By | November 07 2012 2:19 PM

USD – The dollar is higher against many of its peers this morning, supported as stocks and commodities both slip deep into the red.  The key event overnight was clearly the US Presidential election with Barack Obama securing a second term in office.  Despite the most expensive campaign in history, once the dust has settled the 2012 elections have resulted in a Democratic White House and Senate and a Republican House; the same makeup as before the contest.  However, with the election now out of the way, the market has quickly refocused its attention on the looming “fiscal cliff.”  Unless Obama can bridge the partisan gap, Bush-era tax cuts are set to expire at the end of the year while a series of draconian automatic spending cuts will kick in.  The measures could easily subtract 2–3% from GDP, likely sending the economy back into recession.  From today’s perspective, a deal seems far off with President Obama and Speaker of the House Bohner at loggerheads over fiscal policy.
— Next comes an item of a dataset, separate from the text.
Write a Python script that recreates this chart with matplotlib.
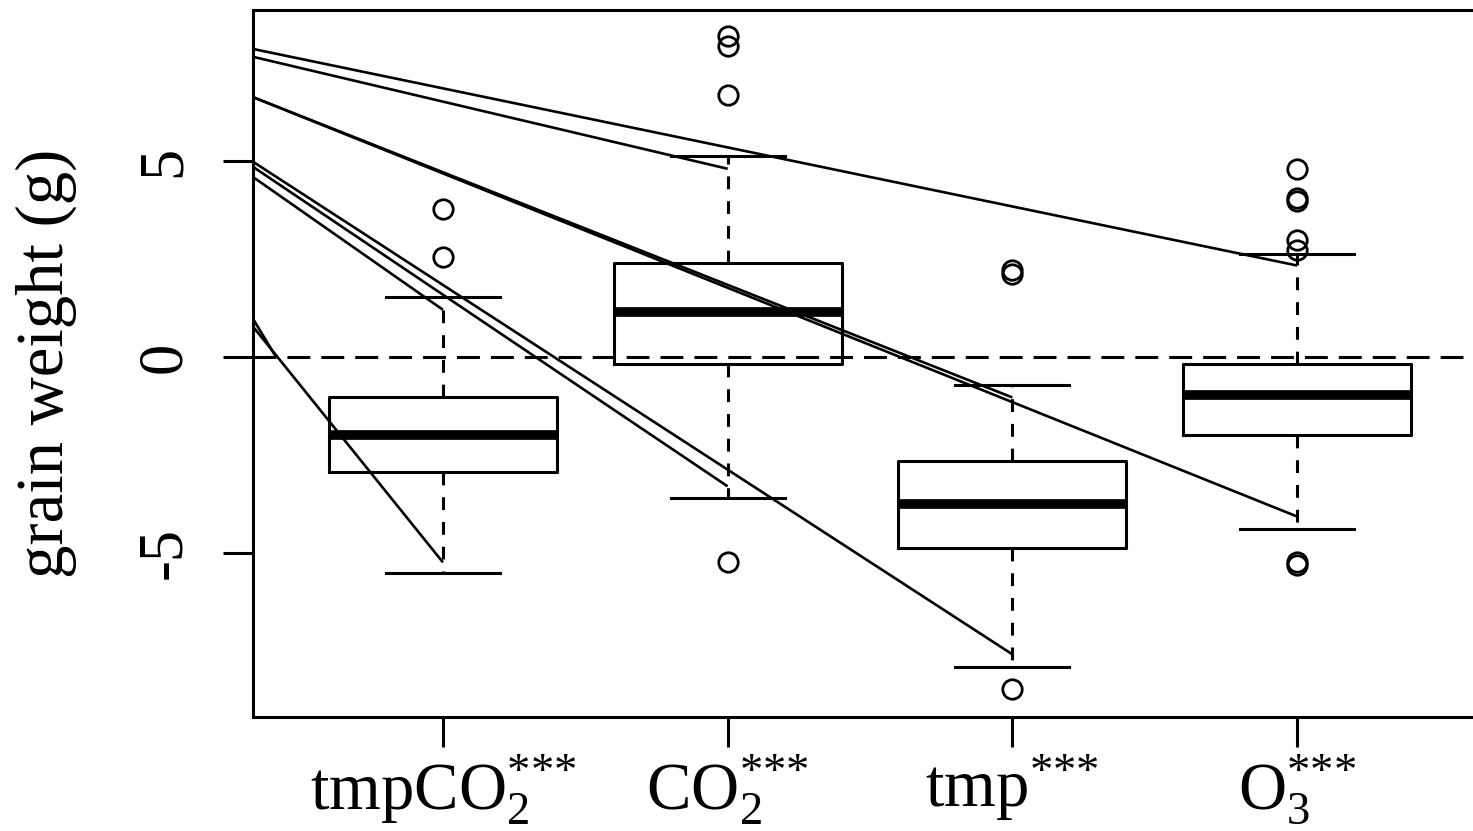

Consequently, and seemingly contradictorily, investors are turning to the dollar as a “safe-haven” instrument.  However, gains are being limited as the market prices in continued loose monetary policy from the Fed with the Dems controlling the White House.  While at this point the two parties seem far apart, if last year’s debt ceiling debate serves as an example, a last minute deal to avoid the cliff is still considered the most probable outcome.